> **SUPPLIED INFORMATION**:
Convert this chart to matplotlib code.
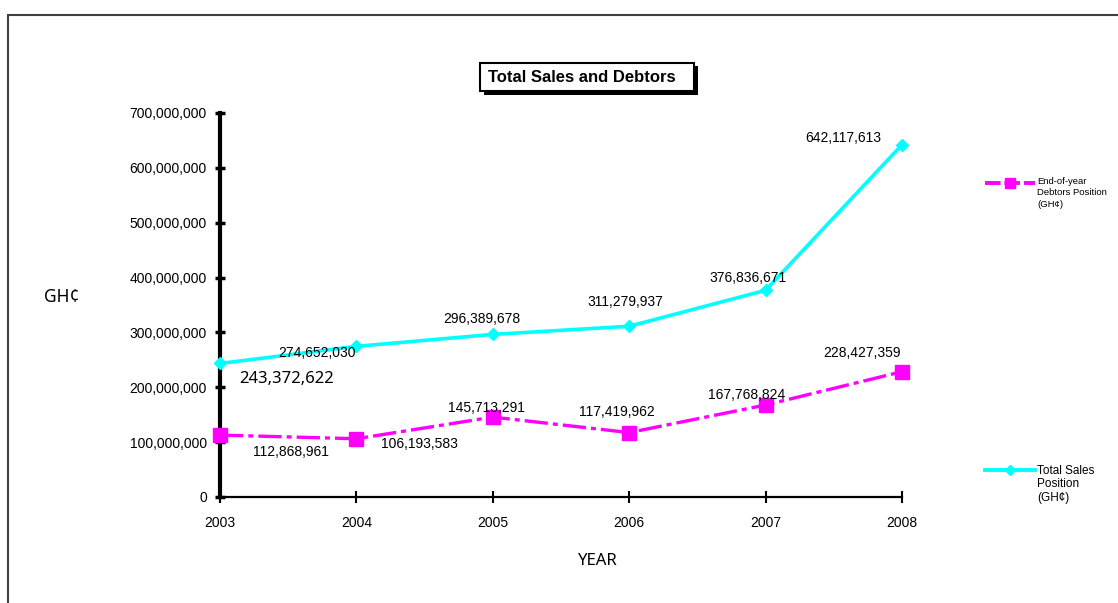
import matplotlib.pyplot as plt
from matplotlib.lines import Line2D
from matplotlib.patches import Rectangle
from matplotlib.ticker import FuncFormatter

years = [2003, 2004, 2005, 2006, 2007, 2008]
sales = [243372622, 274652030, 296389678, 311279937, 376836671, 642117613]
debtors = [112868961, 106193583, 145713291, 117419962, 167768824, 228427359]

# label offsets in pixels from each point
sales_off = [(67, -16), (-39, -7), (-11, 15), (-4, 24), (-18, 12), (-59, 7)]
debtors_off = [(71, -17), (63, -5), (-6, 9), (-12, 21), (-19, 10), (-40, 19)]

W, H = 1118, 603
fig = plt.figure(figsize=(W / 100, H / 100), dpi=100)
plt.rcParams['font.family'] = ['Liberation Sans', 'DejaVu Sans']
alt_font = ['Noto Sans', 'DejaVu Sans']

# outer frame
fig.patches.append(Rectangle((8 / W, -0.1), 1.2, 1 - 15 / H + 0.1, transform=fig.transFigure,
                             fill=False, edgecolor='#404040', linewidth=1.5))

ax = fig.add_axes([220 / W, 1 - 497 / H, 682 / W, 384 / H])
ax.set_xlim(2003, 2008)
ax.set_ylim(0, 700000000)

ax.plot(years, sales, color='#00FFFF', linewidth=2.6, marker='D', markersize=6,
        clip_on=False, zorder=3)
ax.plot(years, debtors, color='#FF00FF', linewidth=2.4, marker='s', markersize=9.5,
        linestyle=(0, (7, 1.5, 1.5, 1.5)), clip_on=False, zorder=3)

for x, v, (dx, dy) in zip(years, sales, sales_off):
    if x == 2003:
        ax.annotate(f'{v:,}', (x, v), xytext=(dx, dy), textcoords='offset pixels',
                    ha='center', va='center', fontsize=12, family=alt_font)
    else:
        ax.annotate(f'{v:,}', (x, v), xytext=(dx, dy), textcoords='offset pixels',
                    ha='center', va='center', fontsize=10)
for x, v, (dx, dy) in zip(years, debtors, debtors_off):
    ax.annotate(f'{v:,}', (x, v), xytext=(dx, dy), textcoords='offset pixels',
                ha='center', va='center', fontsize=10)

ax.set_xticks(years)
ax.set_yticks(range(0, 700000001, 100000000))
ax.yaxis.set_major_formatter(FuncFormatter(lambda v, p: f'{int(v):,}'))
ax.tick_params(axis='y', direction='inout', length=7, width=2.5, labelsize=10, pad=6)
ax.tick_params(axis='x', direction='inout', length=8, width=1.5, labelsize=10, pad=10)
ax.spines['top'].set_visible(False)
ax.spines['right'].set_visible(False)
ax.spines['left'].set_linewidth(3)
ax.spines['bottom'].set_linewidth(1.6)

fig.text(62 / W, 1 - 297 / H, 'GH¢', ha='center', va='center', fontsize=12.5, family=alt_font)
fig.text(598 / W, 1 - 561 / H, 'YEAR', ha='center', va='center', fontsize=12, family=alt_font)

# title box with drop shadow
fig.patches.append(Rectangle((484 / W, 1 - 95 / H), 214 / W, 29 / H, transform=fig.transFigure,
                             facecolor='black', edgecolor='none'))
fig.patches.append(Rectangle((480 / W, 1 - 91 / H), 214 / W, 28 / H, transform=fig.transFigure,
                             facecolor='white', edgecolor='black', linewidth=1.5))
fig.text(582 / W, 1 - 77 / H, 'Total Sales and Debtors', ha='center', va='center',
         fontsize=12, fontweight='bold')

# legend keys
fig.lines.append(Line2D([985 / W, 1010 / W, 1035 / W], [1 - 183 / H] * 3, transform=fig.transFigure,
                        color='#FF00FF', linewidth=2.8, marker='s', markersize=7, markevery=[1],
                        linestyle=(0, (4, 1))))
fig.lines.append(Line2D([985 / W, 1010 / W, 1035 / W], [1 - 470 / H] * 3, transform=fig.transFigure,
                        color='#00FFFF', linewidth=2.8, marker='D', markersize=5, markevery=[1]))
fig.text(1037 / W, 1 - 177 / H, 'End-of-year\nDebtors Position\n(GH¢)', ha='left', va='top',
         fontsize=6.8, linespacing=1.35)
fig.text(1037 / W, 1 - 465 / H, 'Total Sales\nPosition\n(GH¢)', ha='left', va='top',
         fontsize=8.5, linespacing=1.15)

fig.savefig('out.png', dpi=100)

> **TASK REQUIREMENTS**: Pictures are excluded: retype only the lines from the beginning of the listing above through the line with "from matplotlib.ticker import FuncFormatter", both included.

> **TASK SOLUTION**:
Convert this chart to matplotlib code.
import matplotlib.pyplot as plt
from matplotlib.lines import Line2D
from matplotlib.patches import Rectangle
from matplotlib.ticker import FuncFormatter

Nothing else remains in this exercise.